* Your objective:
Go through the records and extract every line with the word "this".

* Provided records:
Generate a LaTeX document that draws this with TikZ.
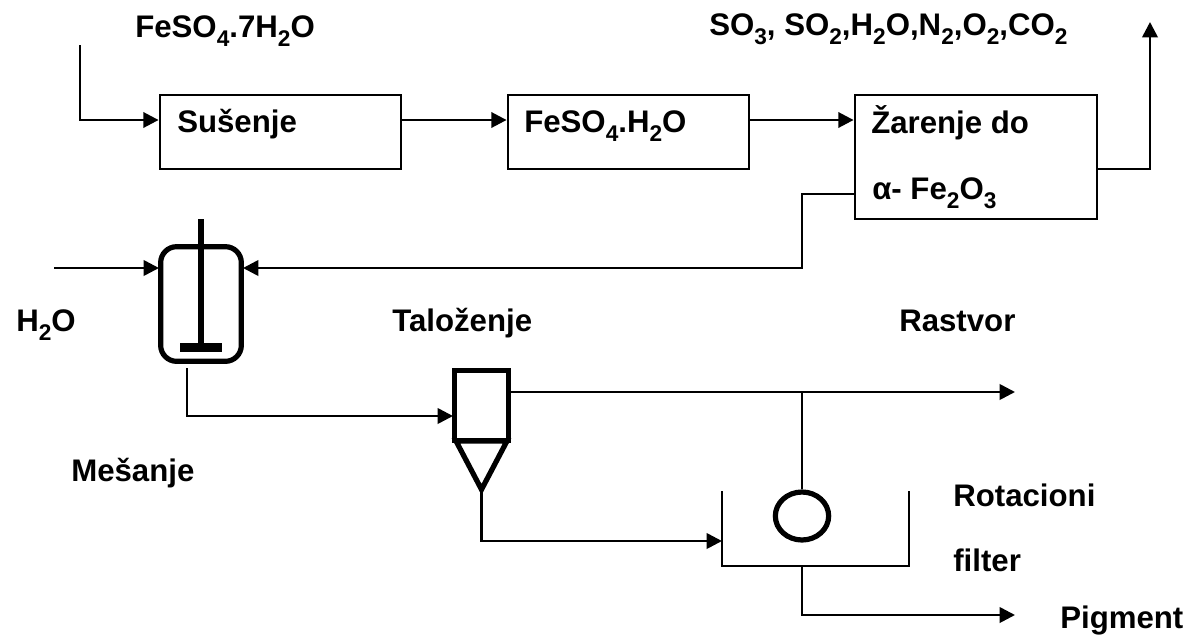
\documentclass[tikz,border=0pt]{standalone}
\usepackage{fontspec}
\setmainfont{Liberation Sans}
\usetikzlibrary{arrows.meta,shapes.geometric}
\newcommand{\sbs}[1]{\raisebox{-0.3em}{\fontsize{17pt}{18pt}\selectfont #1}}
\tikzset{
  x=0.75pt,y=-0.75pt,
  conn/.style={line width=2pt,line join=miter},
  flow/.style={conn,-{Triangle[length=11.5pt,width=11.5pt]}},
  heavy/.style={line width=3.9pt},
  procbox/.style={draw,line width=2.1pt,rectangle,inner sep=0pt,minimum width=#1*0.75pt},
  lbl/.style={anchor=base west,inner sep=0pt,font=\fontsize{23.4pt}{26pt}\selectfont\bfseries},
}
\begin{document}
\begin{tikzpicture}
\useasboundingbox (0,0) rectangle (1189,636);
% process boxes
\node[procbox=241,minimum height=55.5pt] (sus) at (280.5,132) {};
\node[procbox=241,minimum height=55.5pt] (fes) at (628.5,132) {};
\node[procbox=242,minimum height=93pt] (zar) at (976,157) {};
% mixer
\node[draw,line width=3.9pt,rectangle,rounded corners=12pt,inner sep=0pt,minimum width=60.5pt,minimum height=86pt] (mix) at (201,304) {};
\coordinate (shafttop) at (201,219);
\node[fill=black,inner sep=0pt,minimum width=31pt,minimum height=7pt] (blade) at (201,347.5) {};
\draw[line width=4.5pt] (shafttop) -- (blade.north);
% settler
\node[draw,line width=3.9pt,inner sep=0pt,minimum width=40.5pt,minimum height=52.5pt] (set) at (481.5,405.6) {};
\coordinate (c1) at (456,441);
\coordinate (c2) at (507,441);
\coordinate (c3) at (481.5,489.5);
\draw[heavy,line join=miter] (c1) -- (c2) -- (c3) -- cycle;
% filter
\node[draw,line width=3.9pt,ellipse,inner sep=0pt,minimum width=40pt,minimum height=36pt] (drum) at (802,516) {};
\coordinate (t1) at (722,491);
\coordinate (t2) at (722,566);
\coordinate (t3) at (909,566);
\coordinate (t4) at (909,491);
\coordinate (tb) at (802,566);
\draw[conn] (t1) -- (t2) -- (t3) -- (t4);
% free ends and bends
\coordinate (feed) at (80,45);
\coordinate (feedb) at (80,120);
\coordinate (outa) at (1097,169);
\coordinate (outb) at (1150,169);
\coordinate (outc) at (1150,22);
\coordinate (reta) at (855,194);
\coordinate (retb) at (802,194);
\coordinate (retc) at (802,268);
\coordinate (mixr) at (243,268);
\coordinate (water) at (54,268);
\coordinate (mixl) at (159,268);
\coordinate (mixo) at (187,368);
\coordinate (mixb) at (187,416);
\coordinate (setl) at (453,416);
\coordinate (seto) at (511,392);
\coordinate (rast) at (1015,392);
\coordinate (tee) at (802,392);
\coordinate (cono) at (481.5,541);
\coordinate (fili) at (722,541);
\coordinate (pigb) at (802,615);
\coordinate (pige) at (1015,615);
% connectors
\draw[flow] (feed) -- (feedb) -- (feedb -| sus.west);
\draw[flow] (sus.east |- feedb) -- (fes.west |- feedb);
\draw[flow] (fes.east |- feedb) -- (zar.west |- feedb);
\draw[flow] (outa) -- (outb) -- (outc);
\draw[flow] (reta) -- (retb) -- (retc) -- (mixr);
\draw[flow] (water) -- (mixl);
\draw[flow] (mixo) -- (mixb) -- (setl);
\draw[flow] (seto) -- (rast);
\draw[conn] (tee) -- (drum.north);
\draw[flow] (c3) -- (cono) -- (fili);
\draw[flow] (tb) -- (pigb) -- (pige);
% labels
\node[lbl] (l1) at (135,37) {FeSO\sbs{4}.7H\sbs{2}O};
\node[lbl] (l2) at (177,132) {Sušenje};
\node[lbl] (l3) at (524,132) {FeSO\sbs{4}.H\sbs{2}O};
\node[lbl] (l4) at (709,35) {SO\sbs{3}, SO\sbs{2},H\sbs{2}O,N\sbs{2},O\sbs{2},CO\sbs{2}};
\node[lbl] (l5) at (871,133) {Žarenje do};
\node[lbl] (l6) at (872,199) {α- Fe\sbs{2}O\sbs{3}};
\node[lbl] (l7) at (16,331) {H\sbs{2}O};
\node[lbl] (l8) at (392,331) {Taloženje};
\node[lbl] (l9) at (899,331) {Rastvor};
\node[lbl] (l10) at (71,481) {Mešanje};
\node[lbl] (l11) at (953,506) {Rotacioni};
\node[lbl] (l12) at (953,571) {filter};
\node[lbl] (l13) at (1060,628) {Pigment};
\end{tikzpicture}
\end{document}
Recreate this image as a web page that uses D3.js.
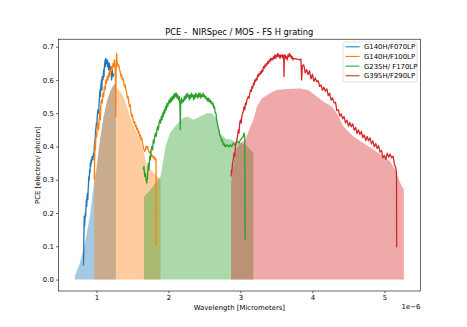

* Answer to the task:
Generate a LaTeX document that draws this with TikZ.
Recreate this image as a web page that uses D3.js.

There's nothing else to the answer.